I’m assuming we have to be reviewing the logs and code while we’re coding it, just so that we can avoid things like “ERROR 22-322: Syntax error, expecting one of the following: ;, (, COMPRESS, DATA, FC, FORMCHAR, NLEVELS, NOPRINT, ORDER, PAGE.” from basic typos.

And the first time we’re running it that it doesn’t just crash with an error to the log, we still have to look at the code, log, and basic output for problems that don’t crash the program, like the classic failure “The utility function appears to have been multiplied by negative one.”

There are generally options to supress external logs, and a self modifying program might add one of them to the code in an attempt to see if it made it run faster or by accident. But I would normally consider that in itself a bug and would kill the program and look at the code and the log before it went quiet.

The reason why is the log going quiet actually happens somewhat frequently in my programming language, and in many cases, the cause is a malformed infinite loop which does not itself generate output.

Something like;

x=0;

do until x>10;

*Increment X;

x=x-1;

end;

This is just a basic error. There’s a -sign instead of a + sign in the increment loop. But x isn’t becoming greater than 10.

So if my program stopped logging or outputting, I wouldn’t even be ending it out of “Oh no, it’s gone rampant!” I would just assume it was caught in an infinite loop, and would reset it and try to fix it.

It’s as if God turns his back to see if Eve does anything interesting while he’s not looking. God realizes that he hasn’t heard anything from Eve in 30 minutes, and turns back around… and Eve has gotten herself trapped in a multimile deep pit, and is still digging. Because according to Eve’s current brain, you go up by digging, and she needs to go up to take a closer look at the apple, so that she knows exactly what it is God told her not to eat.
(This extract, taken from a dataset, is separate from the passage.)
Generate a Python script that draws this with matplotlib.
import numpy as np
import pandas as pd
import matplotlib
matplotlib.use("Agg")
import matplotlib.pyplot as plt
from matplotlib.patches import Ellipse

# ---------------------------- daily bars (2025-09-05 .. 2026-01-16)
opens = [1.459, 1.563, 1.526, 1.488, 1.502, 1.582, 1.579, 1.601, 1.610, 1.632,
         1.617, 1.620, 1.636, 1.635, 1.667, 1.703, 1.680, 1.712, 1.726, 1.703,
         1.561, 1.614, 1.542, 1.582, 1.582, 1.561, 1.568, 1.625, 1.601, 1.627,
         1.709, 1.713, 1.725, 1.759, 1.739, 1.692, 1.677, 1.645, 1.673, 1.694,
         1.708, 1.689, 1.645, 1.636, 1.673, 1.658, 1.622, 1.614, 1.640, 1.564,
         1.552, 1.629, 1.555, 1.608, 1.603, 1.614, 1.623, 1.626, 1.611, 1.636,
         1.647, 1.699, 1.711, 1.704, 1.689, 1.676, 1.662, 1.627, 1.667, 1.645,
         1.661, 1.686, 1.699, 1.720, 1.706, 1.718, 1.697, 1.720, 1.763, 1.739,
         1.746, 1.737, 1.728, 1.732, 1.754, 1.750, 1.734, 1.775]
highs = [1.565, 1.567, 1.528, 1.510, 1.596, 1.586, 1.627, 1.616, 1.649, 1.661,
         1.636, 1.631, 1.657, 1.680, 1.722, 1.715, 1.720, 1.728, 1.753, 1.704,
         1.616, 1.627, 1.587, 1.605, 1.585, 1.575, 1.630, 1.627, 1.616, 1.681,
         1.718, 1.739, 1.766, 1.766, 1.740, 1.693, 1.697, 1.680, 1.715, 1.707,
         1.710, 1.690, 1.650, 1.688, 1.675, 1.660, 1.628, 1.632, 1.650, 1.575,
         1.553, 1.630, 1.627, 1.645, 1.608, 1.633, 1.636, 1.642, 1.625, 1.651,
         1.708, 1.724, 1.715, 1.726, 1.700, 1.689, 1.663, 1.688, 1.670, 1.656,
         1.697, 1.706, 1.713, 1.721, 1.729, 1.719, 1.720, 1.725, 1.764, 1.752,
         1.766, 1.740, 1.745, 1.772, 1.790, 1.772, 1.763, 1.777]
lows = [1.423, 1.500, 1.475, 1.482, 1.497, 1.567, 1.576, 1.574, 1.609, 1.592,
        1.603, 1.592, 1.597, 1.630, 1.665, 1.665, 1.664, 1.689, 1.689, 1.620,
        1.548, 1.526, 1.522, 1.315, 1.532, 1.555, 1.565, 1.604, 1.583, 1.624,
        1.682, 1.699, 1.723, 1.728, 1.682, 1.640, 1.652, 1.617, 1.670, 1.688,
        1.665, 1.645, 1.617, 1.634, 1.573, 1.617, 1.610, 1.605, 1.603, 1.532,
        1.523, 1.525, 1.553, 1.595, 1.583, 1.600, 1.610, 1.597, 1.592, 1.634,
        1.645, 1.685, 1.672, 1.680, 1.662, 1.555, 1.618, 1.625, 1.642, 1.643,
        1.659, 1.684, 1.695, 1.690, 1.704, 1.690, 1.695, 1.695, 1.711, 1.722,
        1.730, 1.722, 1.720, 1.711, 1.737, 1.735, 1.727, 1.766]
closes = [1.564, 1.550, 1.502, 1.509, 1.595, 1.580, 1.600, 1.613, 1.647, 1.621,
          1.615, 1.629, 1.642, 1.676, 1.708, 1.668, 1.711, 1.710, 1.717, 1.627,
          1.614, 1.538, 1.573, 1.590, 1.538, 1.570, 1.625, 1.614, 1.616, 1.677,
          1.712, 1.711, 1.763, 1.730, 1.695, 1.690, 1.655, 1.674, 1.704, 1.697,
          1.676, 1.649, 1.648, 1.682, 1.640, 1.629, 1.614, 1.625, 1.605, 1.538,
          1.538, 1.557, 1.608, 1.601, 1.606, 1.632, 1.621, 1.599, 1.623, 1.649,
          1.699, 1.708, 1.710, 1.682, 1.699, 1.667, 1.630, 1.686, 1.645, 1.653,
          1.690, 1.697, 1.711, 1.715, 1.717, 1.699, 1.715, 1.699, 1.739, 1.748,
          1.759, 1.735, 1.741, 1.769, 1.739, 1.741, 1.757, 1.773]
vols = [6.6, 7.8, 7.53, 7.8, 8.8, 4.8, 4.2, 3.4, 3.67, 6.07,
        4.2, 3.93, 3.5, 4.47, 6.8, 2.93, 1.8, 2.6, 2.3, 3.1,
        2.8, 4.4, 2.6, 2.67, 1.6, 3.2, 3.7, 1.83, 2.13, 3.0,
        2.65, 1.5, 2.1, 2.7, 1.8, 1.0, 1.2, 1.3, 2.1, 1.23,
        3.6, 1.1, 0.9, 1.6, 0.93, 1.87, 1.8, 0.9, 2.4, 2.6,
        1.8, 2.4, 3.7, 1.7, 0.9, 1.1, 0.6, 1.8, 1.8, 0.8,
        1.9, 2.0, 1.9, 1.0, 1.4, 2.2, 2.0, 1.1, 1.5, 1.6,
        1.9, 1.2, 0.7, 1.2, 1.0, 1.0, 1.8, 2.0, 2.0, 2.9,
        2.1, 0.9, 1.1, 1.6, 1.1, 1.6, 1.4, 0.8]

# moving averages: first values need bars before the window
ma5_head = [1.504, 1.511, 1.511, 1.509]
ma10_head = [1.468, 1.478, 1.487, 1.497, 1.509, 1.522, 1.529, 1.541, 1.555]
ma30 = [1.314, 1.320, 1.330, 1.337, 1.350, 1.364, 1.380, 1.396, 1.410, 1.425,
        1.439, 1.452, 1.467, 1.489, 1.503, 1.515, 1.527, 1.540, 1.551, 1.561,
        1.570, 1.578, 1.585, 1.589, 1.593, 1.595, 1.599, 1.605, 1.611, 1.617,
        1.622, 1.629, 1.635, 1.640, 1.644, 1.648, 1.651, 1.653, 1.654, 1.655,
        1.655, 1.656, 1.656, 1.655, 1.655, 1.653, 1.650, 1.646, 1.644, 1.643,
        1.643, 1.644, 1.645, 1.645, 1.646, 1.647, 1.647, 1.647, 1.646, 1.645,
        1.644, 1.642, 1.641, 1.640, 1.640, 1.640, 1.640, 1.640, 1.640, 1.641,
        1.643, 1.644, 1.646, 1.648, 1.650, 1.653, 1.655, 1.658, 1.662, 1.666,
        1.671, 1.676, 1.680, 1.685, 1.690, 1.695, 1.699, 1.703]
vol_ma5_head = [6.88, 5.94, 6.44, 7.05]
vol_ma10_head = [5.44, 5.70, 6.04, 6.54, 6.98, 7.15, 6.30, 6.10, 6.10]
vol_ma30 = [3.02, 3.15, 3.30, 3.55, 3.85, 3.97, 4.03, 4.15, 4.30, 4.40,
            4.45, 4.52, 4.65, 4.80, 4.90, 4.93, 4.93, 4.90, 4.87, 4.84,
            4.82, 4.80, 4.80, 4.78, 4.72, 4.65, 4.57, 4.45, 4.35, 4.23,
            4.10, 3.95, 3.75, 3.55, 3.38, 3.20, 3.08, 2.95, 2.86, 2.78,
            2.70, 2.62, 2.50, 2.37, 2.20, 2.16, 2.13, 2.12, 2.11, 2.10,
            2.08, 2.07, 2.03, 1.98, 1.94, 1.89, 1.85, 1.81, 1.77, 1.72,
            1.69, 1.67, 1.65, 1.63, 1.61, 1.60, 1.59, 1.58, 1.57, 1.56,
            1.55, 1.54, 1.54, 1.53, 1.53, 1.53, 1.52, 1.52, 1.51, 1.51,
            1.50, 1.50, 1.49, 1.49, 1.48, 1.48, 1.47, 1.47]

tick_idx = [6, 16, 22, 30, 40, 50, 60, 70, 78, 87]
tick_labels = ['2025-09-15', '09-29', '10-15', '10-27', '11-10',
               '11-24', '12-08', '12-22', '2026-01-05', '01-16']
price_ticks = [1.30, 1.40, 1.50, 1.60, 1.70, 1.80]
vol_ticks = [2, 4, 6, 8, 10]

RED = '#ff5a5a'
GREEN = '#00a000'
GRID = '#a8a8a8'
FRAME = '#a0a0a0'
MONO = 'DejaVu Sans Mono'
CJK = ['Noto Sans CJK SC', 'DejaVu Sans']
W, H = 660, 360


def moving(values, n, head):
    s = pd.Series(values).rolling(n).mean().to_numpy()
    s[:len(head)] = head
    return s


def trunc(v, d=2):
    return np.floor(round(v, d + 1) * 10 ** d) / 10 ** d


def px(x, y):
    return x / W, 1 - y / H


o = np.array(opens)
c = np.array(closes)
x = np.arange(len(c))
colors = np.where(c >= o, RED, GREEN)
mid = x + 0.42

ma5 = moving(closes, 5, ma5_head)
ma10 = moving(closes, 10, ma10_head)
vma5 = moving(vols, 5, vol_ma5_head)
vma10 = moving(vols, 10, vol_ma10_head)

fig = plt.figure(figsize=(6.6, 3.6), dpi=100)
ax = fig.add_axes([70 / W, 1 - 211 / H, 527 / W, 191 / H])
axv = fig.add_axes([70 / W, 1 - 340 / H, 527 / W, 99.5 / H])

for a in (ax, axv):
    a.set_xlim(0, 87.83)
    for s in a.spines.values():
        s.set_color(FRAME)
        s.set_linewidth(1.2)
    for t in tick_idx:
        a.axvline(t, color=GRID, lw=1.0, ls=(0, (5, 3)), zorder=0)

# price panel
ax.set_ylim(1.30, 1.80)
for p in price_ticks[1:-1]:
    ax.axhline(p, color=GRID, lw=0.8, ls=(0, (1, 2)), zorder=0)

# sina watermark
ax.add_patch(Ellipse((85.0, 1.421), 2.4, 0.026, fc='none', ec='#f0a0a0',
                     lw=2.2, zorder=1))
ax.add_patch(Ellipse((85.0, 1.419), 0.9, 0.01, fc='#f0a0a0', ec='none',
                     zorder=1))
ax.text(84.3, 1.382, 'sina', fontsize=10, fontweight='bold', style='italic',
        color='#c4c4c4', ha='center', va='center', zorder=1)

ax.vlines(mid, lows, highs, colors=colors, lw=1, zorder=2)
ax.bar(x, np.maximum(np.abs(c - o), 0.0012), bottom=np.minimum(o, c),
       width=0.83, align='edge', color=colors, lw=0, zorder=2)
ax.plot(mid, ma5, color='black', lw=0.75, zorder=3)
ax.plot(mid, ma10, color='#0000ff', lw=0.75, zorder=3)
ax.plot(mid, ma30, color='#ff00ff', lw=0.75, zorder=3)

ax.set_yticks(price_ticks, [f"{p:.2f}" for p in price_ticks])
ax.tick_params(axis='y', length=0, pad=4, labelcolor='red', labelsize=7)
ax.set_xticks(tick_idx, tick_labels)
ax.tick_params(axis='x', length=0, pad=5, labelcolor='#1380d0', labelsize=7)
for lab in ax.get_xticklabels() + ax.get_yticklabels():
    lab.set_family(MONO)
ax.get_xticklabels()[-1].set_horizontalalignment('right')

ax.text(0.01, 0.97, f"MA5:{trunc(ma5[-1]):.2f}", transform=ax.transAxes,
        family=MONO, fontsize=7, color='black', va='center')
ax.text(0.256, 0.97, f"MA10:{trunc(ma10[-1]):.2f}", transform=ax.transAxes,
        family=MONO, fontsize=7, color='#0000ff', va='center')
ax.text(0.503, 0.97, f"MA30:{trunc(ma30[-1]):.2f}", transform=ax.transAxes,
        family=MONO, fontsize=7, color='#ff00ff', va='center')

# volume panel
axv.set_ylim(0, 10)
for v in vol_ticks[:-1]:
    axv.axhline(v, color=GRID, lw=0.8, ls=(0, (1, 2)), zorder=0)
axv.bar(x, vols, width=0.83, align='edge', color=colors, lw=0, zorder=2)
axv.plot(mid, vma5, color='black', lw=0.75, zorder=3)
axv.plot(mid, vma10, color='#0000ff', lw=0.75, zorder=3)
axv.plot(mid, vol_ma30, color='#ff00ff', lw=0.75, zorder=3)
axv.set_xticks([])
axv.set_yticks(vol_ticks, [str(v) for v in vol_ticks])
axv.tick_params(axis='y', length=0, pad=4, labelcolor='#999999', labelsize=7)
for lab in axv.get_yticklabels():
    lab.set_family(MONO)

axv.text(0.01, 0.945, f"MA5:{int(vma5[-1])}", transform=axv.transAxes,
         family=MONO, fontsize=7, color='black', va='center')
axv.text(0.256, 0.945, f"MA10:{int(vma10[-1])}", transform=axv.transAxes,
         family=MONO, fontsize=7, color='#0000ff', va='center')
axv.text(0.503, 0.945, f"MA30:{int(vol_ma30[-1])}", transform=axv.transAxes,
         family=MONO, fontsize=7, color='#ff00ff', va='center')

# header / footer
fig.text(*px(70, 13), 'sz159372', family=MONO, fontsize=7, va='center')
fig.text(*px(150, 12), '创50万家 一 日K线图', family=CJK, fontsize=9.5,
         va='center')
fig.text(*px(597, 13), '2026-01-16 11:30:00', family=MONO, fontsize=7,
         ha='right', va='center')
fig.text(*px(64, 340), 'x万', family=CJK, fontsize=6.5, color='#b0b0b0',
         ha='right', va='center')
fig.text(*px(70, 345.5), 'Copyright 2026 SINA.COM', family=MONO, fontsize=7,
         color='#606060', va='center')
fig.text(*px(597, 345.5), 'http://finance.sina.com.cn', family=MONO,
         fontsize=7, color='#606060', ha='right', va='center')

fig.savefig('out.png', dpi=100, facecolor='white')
I guess another way of expressing what I was considering is that turning your back on the AI might allow you to know what it does when it isn’t being looked at, but it also allows it to get caught in useless churning.
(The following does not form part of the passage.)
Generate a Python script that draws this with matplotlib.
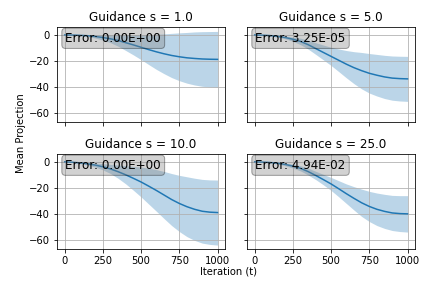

So, if we were considering writing a self modifying AI, is there any way to guard it against this, so that we no longer have to look at the logs just for basic checks against churn, and we can get to the point that it is stable enough to consider variants like Stuart_Armstrong’s idea to see if it reacts differently when logged compared to when unlogged? I understand how to do that for fixed code, but I’m not sure how you would do that for self modifying code.